SOURCE EXCERPT:
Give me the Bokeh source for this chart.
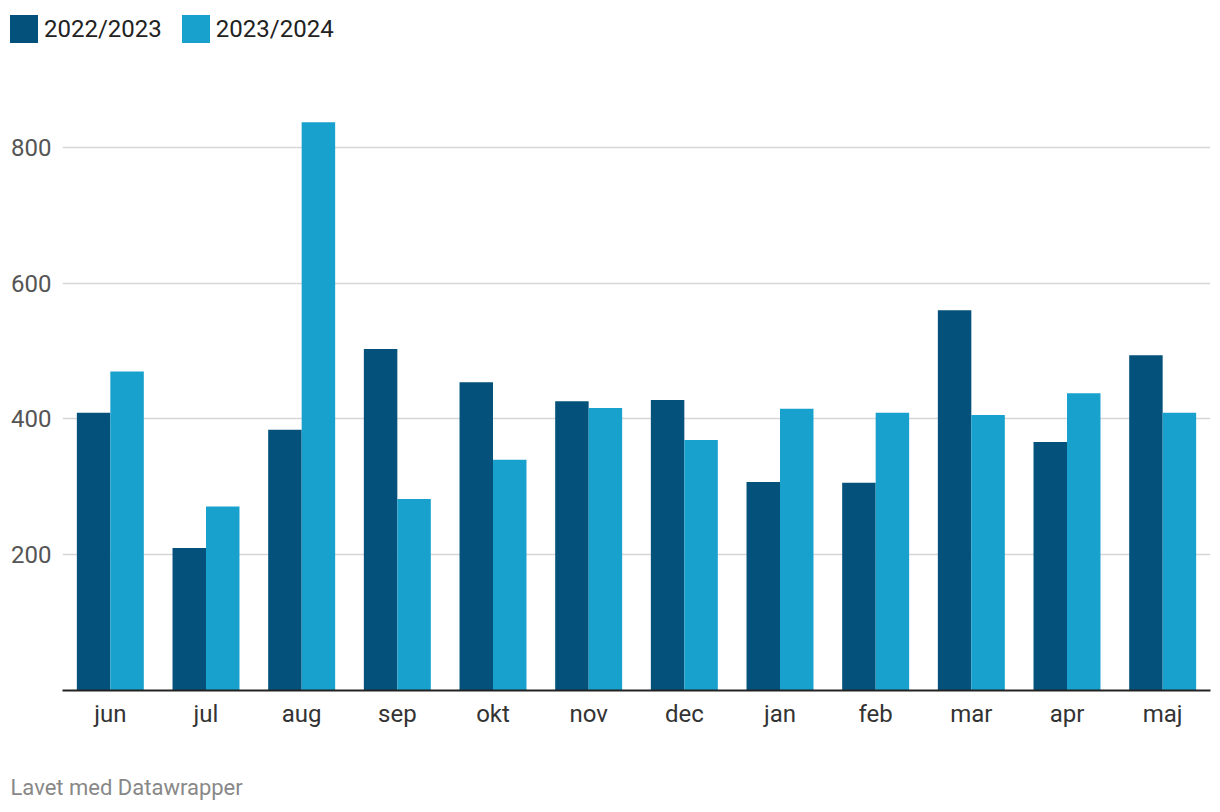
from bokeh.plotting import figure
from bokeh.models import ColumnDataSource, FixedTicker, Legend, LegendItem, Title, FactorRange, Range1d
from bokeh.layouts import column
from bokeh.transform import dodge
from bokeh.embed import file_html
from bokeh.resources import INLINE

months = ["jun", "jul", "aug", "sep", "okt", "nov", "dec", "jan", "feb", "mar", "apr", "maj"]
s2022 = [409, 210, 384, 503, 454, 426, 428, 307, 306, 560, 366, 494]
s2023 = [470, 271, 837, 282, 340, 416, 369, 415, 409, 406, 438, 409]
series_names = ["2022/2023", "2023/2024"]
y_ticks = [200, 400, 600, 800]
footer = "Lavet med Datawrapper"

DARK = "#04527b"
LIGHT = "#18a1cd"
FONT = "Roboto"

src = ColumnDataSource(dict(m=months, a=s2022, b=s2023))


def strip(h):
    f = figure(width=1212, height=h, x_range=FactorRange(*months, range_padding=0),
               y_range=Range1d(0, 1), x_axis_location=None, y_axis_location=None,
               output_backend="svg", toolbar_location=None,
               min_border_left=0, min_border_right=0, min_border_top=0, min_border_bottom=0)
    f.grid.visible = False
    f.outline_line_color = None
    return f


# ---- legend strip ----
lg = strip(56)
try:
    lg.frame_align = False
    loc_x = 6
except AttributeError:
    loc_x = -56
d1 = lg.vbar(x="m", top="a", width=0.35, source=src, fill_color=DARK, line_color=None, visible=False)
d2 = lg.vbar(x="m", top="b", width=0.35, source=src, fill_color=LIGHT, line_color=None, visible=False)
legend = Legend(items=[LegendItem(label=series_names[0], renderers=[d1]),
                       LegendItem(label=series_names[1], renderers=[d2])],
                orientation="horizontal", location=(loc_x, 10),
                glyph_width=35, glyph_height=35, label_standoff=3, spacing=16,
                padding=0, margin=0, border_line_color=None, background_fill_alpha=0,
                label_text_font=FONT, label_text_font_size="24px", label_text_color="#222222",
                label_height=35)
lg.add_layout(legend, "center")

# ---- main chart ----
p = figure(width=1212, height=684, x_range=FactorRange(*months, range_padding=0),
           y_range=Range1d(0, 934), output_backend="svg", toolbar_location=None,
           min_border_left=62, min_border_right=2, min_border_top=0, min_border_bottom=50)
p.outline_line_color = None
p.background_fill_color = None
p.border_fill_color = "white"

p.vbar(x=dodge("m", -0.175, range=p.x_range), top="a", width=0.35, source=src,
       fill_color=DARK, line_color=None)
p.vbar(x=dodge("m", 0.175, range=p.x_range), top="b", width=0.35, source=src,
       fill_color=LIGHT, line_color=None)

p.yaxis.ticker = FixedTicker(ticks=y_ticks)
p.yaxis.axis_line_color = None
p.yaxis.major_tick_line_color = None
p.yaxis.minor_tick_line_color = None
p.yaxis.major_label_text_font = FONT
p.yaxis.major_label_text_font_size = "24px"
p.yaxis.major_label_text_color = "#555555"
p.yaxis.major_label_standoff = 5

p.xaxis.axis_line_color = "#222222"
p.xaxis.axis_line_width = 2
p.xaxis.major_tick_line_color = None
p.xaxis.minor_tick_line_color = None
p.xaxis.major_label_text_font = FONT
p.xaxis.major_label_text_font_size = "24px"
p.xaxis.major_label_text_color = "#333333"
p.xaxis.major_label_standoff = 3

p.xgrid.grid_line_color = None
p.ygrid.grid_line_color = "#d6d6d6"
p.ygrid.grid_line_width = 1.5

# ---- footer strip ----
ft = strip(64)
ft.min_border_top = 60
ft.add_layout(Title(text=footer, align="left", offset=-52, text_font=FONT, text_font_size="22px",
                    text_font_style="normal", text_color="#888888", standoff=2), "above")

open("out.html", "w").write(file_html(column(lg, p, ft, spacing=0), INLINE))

TO DO: Extract every line that has the string "chart" in it.

IN RESPONSE:
Give me the Bokeh source for this chart.
# ---- main chart ----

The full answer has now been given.